What are consumers looking for more of currently when they purchase a new vehicle compared to pre-recession times? Flexibility, usefulness, and being resourceful. High quality and a little glamour. Monetary Worth. All of these characteristics are what consumers crave for more of currently when purchasing a new vehicle compared to just a few years ago. Versatility and multi-functional use of a new vehicle are key; when looking at how “Extremely Important” this attribute is in the Strategic Vision New Vehicle Experience Study, the increase of importance is over 60% from the pre-recession year of 2007 to 2013.
And on a life stage level it appears that no matter where you are, whether pre-family, family, or post-family, the increases are all highly significant. Post-family folks are most concerned about versatility with a 70% increase for this attribute since 2007! Empty nesters DO cart around children; grandchildren that is. And with those kids comes “all that stuff” such as strollers, beach gear, and toys. Versatility to them could mean: Seats that lay flat to allow more cargo, seating for all the relatives, and when you’re juggling a great deal of items, remote keyless entry certainly comes in handy while falling into the versatility category.
Much has changed in our economy since 2007. Job losses, tightening of belts and, for many of us, a rearranging of our priorities. New vehicle purchases delayed: We can squeak another year, maybe two, out of old Betsy; can’t we? As the U.S. gets slowly back to firing on all pistons, the change in consumer attitudes because of a slumped economy affects the growth. Our needs and wants are not the same as they were prior to recession; the way we look at spending, especially in regards to larger purchases like automobiles, is not the same. There’s less money and what we do have is more precious to us and harder to hang on to.
As a whole, the new car buying population shares some traits in total when it comes to behavioral shifts. Since 2007, while some reasons for purchasing a new vehicle have remained about the same in importance to the new buyers, others have taken a sharp tick upward. Surprisingly, the quest for prestige in a new vehicle has grown in importance for all new car buyers by more than one-third since 2007. Could it be that the definition of prestige has changed in the eyes of a consumer as well since the purchase of luxury vehicles is still a fraction of what’s purchased at large? Interestingly enough, prestige bears the most prominence for those who are in a post-family life stage. Perhaps it’s time to bite the bullet and buy that car you’ve always dreamed about?
Two other purchase reasons worth mentioning because of the significant upward tick in prominence are Value for the Money and Vehicle’s Image; both show increases as being “Extremely Important” that are close to 30% since 2007. Value was coveted most strongly for those buyers with younger families. In regards to a vehicle’s image, again, it was those with younger children that weighted this attribute more heavily. (see prestige chart above)

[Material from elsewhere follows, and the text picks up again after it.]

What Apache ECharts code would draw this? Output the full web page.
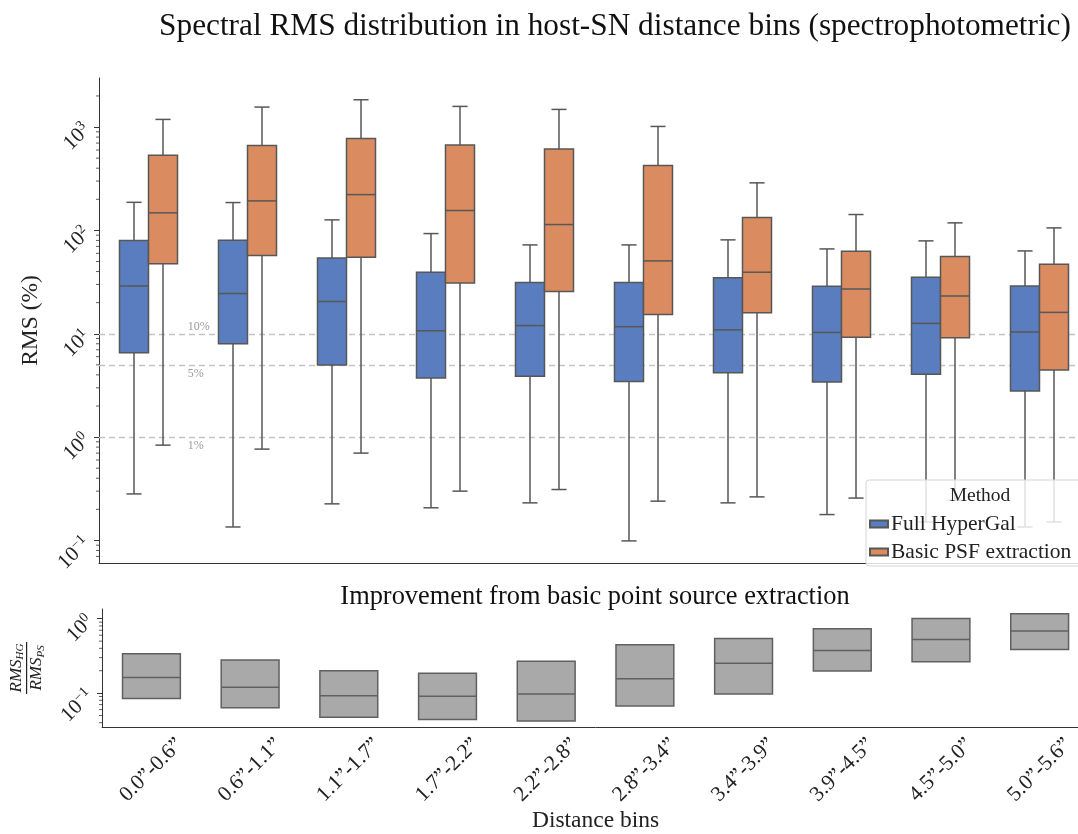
<!DOCTYPE html>
<html><head><meta charset="utf-8">
<script src="https://cdn.jsdelivr.net/npm/echarts@6/dist/echarts.min.js"></script>
<style>html,body{margin:0;padding:0;overflow:hidden;background:#fff;width:1078px;height:834px}#c{width:1120px;height:834px}</style>
</head><body><div id="c"></div><script>
// ---------- data ----------
const categories = ['0.0”-0.6”','0.6”-1.1”','1.1”-1.7”','1.7”-2.2”','2.2”-2.8”','2.8”-3.4”','3.4”-3.9”','3.9”-4.5”','4.5”-5.0”','5.0”-5.6”'];
// [lower whisker, Q1, median, Q3, upper whisker]  (RMS in %)
const hyperGal = [
  [0.282, 6.56, 29.0, 79.8, 187],
  [0.135, 8.02, 24.5, 80.4, 186],
  [0.226, 4.98, 20.5, 54.2, 126.5],
  [0.207, 3.73, 10.7, 39.4, 93.2],
  [0.231, 3.87, 12.0, 31.3, 72.4],
  [0.099, 3.46, 11.7, 31.3, 72.4],
  [0.231, 4.20, 10.9, 34.9, 81.0],
  [0.178, 3.41, 10.3, 28.8, 66.2],
  [0.151, 4.05, 12.6, 35.2, 79.2],
  [0.135, 2.79, 10.4, 29.0, 63.3]
];
const basicPSF = [
  [0.836, 47.7, 147.9, 535, 1186],
  [0.765, 57.1, 193, 664, 1561],
  [0.700, 55.0, 222, 776, 1838],
  [0.300, 31.0, 155.8, 669, 1585],
  [0.311, 25.6, 114, 612, 1482],
  [0.240, 15.4, 50.7, 425, 1014],
  [0.264, 16.0, 39.4, 133.2, 288.6],
  [0.257, 9.23, 27.1, 62.9, 142.5],
  [0.245, 9.17, 23.2, 55.8, 118.3],
  [0.151, 4.46, 16.1, 47.1, 105.8]
];
// RMS_HG / RMS_PS : [Q1, median, Q3]
const ratio = [
  [0.0843, 0.162, 0.3375],
  [0.0636, 0.1199, 0.279],
  [0.0475, 0.0923, 0.200],
  [0.0443, 0.0904, 0.1846],
  [0.042, 0.097, 0.268],
  [0.0669, 0.1556, 0.447],
  [0.097, 0.2522, 0.5417],
  [0.198, 0.373, 0.732],
  [0.265, 0.5255, 1.01],
  [0.385, 0.682, 1.163]
];
const refLevels = [10, 5, 1];
const refLabels = ['10%', '5%', '1%'];
const seriesNames = ['Full HyperGal', 'Basic PSF extraction'];
const upperRange = [0.0605, 2984];
const lowerRange = [0.0351, 1.352];

// ---------- style ----------
const SERIF = '"Liberation Serif","DejaVu Serif",serif';
const BLUE = '#597dbf', ORANGE = '#da8b5f', GREY = '#a9a9a9', EDGE = '#575757';
const BOX_W = 0.293;   // fraction of band per hue box
const RATIO_W = 0.586;

function powLabel(v) {
  const e = Math.log10(v), r = Math.round(e);
  if (Math.abs(e - r) > 1e-6) return '';
  return '{b|10}{s|' + (r < 0 ? '−' + (-r) : r) + '}';
}
const tickRich = {
  b: {fontFamily: SERIF, fontSize: 21, color: '#222'},
  s: {fontFamily: SERIF, fontSize: 14, color: '#222', padding: [0, 0, 10, 0]}
};

function boxRenderer(offset, color) {
  return function (params, api) {
    const x = api.value(0);
    const band = api.size([1, 0], [x, 1])[0];
    const cx = api.coord([x, api.value(3)])[0] + offset * band;
    const w = BOX_W * band;
    const y = i => api.coord([x, api.value(i)])[1];
    const yLo = y(1), yQ1 = y(2), yMed = y(3), yQ3 = y(4), yHi = y(5);
    const cap = w * 0.52;
    const ls = {stroke: EDGE, lineWidth: 1.5};
    return {type: 'group', children: [
      {type: 'line', shape: {x1: cx, y1: yHi, x2: cx, y2: yQ3}, style: ls},
      {type: 'line', shape: {x1: cx, y1: yQ1, x2: cx, y2: yLo}, style: ls},
      {type: 'line', shape: {x1: cx - cap / 2, y1: yHi, x2: cx + cap / 2, y2: yHi}, style: ls},
      {type: 'line', shape: {x1: cx - cap / 2, y1: yLo, x2: cx + cap / 2, y2: yLo}, style: ls},
      {type: 'rect', shape: {x: cx - w / 2, y: yQ3, width: w, height: yQ1 - yQ3}, style: {fill: color, stroke: EDGE, lineWidth: 1.5}},
      {type: 'line', shape: {x1: cx - w / 2, y1: yMed, x2: cx + w / 2, y2: yMed}, style: ls}
    ]};
  };
}
function ratioRenderer(params, api) {
  const x = api.value(0);
  const band = api.size([1, 0], [x, 1])[0];
  const cx = api.coord([x, api.value(2)])[0];
  const w = RATIO_W * band;
  const y = i => api.coord([x, api.value(i)])[1];
  const yQ1 = y(1), yMed = y(2), yQ3 = y(3);
  return {type: 'group', children: [
    {type: 'rect', shape: {x: cx - w / 2, y: yQ3, width: w, height: yQ1 - yQ3}, style: {fill: GREY, stroke: '#606060', lineWidth: 1.5}},
    {type: 'line', shape: {x1: cx - w / 2, y1: yMed, x2: cx + w / 2, y2: yMed}, style: {stroke: '#606060', lineWidth: 1.5}}
  ]};
}
// log minor ticks (2..9 x 10^k) inside an axis range
function minorValues(range) {
  const out = [];
  for (let k = -3; k <= 4; k++) for (let m = 2; m <= 9; m++) {
    const v = m * Math.pow(10, k);
    if (v > range[0] && v < range[1]) out.push([0, v]);
  }
  return out;
}
function minorRenderer(params, api) {
  const band = api.size([1, 0], [0, 1])[0];
  const c = api.coord([0, api.value(1)]);
  const x = c[0] - band / 2;
  return {type: 'line', shape: {x1: x, y1: c[1], x2: x - 3, y2: c[1]}, style: {stroke: '#333', lineWidth: 0.8}};
}

const option = {
  animation: false,
  backgroundColor: '#fff',
  title: [
    {text: 'Spectral RMS distribution in host-SN distance bins (spectrophotometric)', left: 610, top: 6, textAlign: 'center',
     textStyle: {fontFamily: SERIF, fontWeight: 'normal', fontSize: 31.3, color: '#111'}},
    {text: 'Improvement from basic point source extraction', left: 590, top: 579, textAlign: 'center',
     textStyle: {fontFamily: SERIF, fontWeight: 'normal', fontSize: 26.4, color: '#111'}},
    {text: 'Method', left: 975, top: 481, textAlign: 'center', z: 20,
     textStyle: {fontFamily: SERIF, fontWeight: 'normal', fontSize: 19.5, color: '#222'}}
  ],
  legend: {
    data: seriesNames, orient: 'vertical', left: 866, top: 480,
    padding: [33, 14, 3, 3], itemGap: 6, itemWidth: 18, itemHeight: 7,
    backgroundColor: 'rgba(255,255,255,0.82)', borderColor: '#d5d5d5', borderWidth: 1, borderRadius: 3,
    icon: 'rect',
    textStyle: {fontFamily: SERIF, fontSize: 21.5, color: '#222', padding: [0, 0, 0, -2]}
  },
  grid: [
    {left: 99, right: 31, top: 78, height: 485},
    {left: 99, right: 31, top: 609, height: 121}
  ],
  xAxis: [
    {type: 'category', gridIndex: 0, data: categories, axisLabel: {show: false}, axisTick: {show: false},
     axisLine: {lineStyle: {color: '#333', width: 1}}},
    {type: 'category', gridIndex: 1, data: categories,
     axisTick: {alignWithLabel: true, length: 4, lineStyle: {color: '#333'}},
     axisLine: {lineStyle: {color: '#333', width: 1}},
     axisLabel: {rotate: 45, fontFamily: SERIF, fontSize: 21.5, color: '#222', margin: 43, align: 'center', verticalAlign: 'middle', interval: 0},
     name: 'Distance bins', nameLocation: 'middle', nameGap: 80,
     nameTextStyle: {fontFamily: SERIF, fontSize: 23.5, color: '#222'}}
  ],
  yAxis: [
    {type: 'log', logBase: 10, gridIndex: 0, min: upperRange[0], max: upperRange[1],
     axisLine: {show: true, lineStyle: {color: '#333', width: 1}},
     axisTick: {show: true, length: 5, lineStyle: {color: '#333'}},
     splitLine: {show: false},
     axisLabel: {formatter: powLabel, rich: tickRich, rotate: 45, margin: 12, showMinLabel: false, showMaxLabel: false},
     name: 'RMS (%)', nameLocation: 'middle', nameGap: 54, nameRotate: 90,
     nameTextStyle: {fontFamily: SERIF, fontSize: 23.5, color: '#222'}},
    {type: 'log', logBase: 10, gridIndex: 1, min: lowerRange[0], max: lowerRange[1],
     axisLine: {show: true, lineStyle: {color: '#333', width: 1}},
     axisTick: {show: true, length: 5, lineStyle: {color: '#333'}},
     splitLine: {show: false},
     axisLabel: {formatter: powLabel, rich: tickRich, rotate: 45, margin: 12, showMinLabel: false, showMaxLabel: false},
     name: '{n|RMS}{s|HG}\n{bar|}\n{n|RMS}{s|PS}', nameLocation: 'middle', nameGap: 54, nameRotate: 90,
     nameTextStyle: {rich: {
       n: {fontFamily: SERIF, fontStyle: 'italic', fontSize: 17, color: '#222', align: 'center'},
       s: {fontFamily: SERIF, fontStyle: 'italic', fontSize: 11, color: '#222', padding: [8, 0, 0, 0], align: 'center'},
       bar: {width: 52, height: 1.2, backgroundColor: '#222', align: 'center'}
     }}}
  ],
  series: [
    {name: seriesNames[0], type: 'custom', xAxisIndex: 0, yAxisIndex: 0, z: 3,
     itemStyle: {color: BLUE, borderColor: EDGE, borderWidth: 1},
     encode: {x: 0, y: [1, 2, 3, 4, 5]},
     data: hyperGal.map((d, i) => [i].concat(d)),
     renderItem: boxRenderer(-BOX_W / 2, BLUE)},
    {name: seriesNames[1], type: 'custom', xAxisIndex: 0, yAxisIndex: 0, z: 3,
     itemStyle: {color: ORANGE, borderColor: EDGE, borderWidth: 1},
     encode: {x: 0, y: [1, 2, 3, 4, 5]},
     data: basicPSF.map((d, i) => [i].concat(d)),
     renderItem: boxRenderer(BOX_W / 2, ORANGE)},
    {type: 'custom', xAxisIndex: 0, yAxisIndex: 0, silent: true, z: 1,
     data: refLevels.map((v, i) => [0, v, i]),
     renderItem: function (params, api) {
       const band = api.size([1, 0], [0, 1])[0];
       const c = api.coord([0, api.value(1)]);
       const i = api.value(2);
       const above = i === 0;
       return {type: 'text', x: c[0] + 0.397 * band, y: c[1] + (above ? -1 : 3),
         style: {text: refLabels[i], fill: '#9a9a9a', font: '12px ' + SERIF, align: 'left', verticalAlign: above ? 'bottom' : 'top'}};
     },
     markLine: {silent: true, symbol: 'none', label: {show: false}, z: 1,
       lineStyle: {color: '#c4c4c4', type: [6, 4], width: 1.3},
       data: refLevels.map(v => ({yAxis: v}))}},
    {type: 'custom', xAxisIndex: 0, yAxisIndex: 0, silent: true, clip: false,
     data: minorValues(upperRange), renderItem: minorRenderer},
    {name: 'ratio', type: 'custom', xAxisIndex: 1, yAxisIndex: 1,
     encode: {x: 0, y: [1, 2, 3]},
     data: ratio.map((d, i) => [i].concat(d)),
     renderItem: ratioRenderer},
    {type: 'custom', xAxisIndex: 1, yAxisIndex: 1, silent: true, clip: false,
     data: minorValues(lowerRange), renderItem: minorRenderer}
  ]
};
const chart = echarts.init(document.getElementById('c'), null, {renderer: 'canvas'});
chart.setOption(option);
</script></body></html>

Now, presumably, something has to be of LESS importance, right? In these not-so-frivolous times, fewer buyers are placing emphasis on “Fun to Drive”. Oh, don’t worry; overall it’s down only 9% since 2007. And it’s an attribute that will surely bounce back once there’s more Ben Franklins in people’s pockets.
One point that needs to be made is that obvious one that you’ve likely wondered why it hasn’t been mentioned. Consumers will always put a high amount of importance on all things related to pricing. We all know that it’s been harder and harder to get a loan for anything due to the slumping economy over the past few years. In fact, buyers cited the attribute relating to interest rates and credits terms as 40% more important currently compared to 2007. This is a trend that hopefully we won’t see continue unless the banks retain their stingy ways while the economy continues to pick up.
Today’s consumers changed their purchasing behavior due to tougher times. In addition, they’ve made their new attitudes known; Versatility, Value and Prestige can all be tied up in a neat package that signifies a desire for further stretching the dollar and getting more quality and functionality in their new vehicles. Will the auto brands meet the continuing challenge?